The craziness of the Spirit saves one officer, but two and three fall in his place. The zombies have a master, and he orders them to lay waste to the police and then the city. The battle occurs fittingly on the bridge--the site of a classic zombie movie memory. Science can save the day but at the cost of the Spirit's life. Fortunately, the Spirit has a partner that's just as nuts as he is, and it's Ebony's daring that prevents injustice.
The Spirit's own narration adds depth to the ghoulishly packed panels. He gives hints to the reader why he fights. He demonstrates through his charged words the change that occurred when he eked out a second chance on life. He takes responsibility for his actions, and it's a hero's characteristic that makes him feel each death as weight on his shoulders.

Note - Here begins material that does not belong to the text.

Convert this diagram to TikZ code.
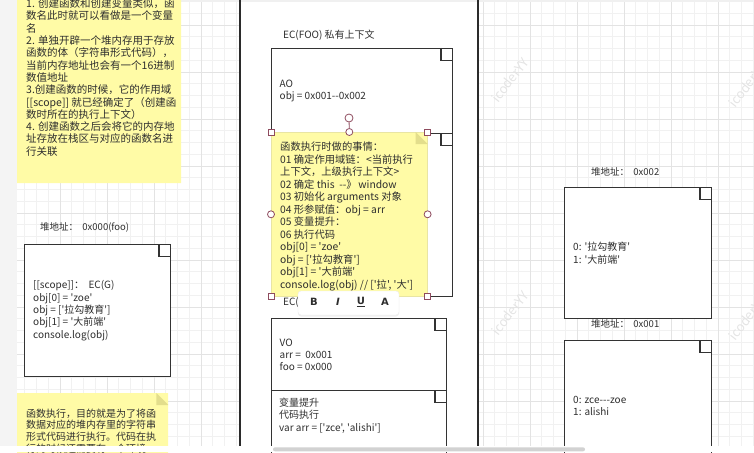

While this horror unfolds, Ellen Dolan reveals an inner strength that makes her shine brighter than P'Gel, Silk Satin or Ginger Coffee. Cooke also gives her a dual purpose. In Hitchcock movies, blondes catalyze trouble. Ellen has one repeated goal: to "save the man she loves." She involves another character and leads him to doom as well as valor. You feel sorry for him, but Cooke's added twist makes it difficult to be angry at Ellen. Afterall, he definitely wasn't really fighting for her. She may have put the idea in his head, but he was the one who chose to follow through. Still, after this issue, it's difficult to look at her as the "nice" girl.
Those that follow Cooke and Bone have big shoes to fill. I'll certainly give Sergio Argones a chance, and he and his artist can succeed if they keep The Spirit a romp that's unique among the comic books on the rack.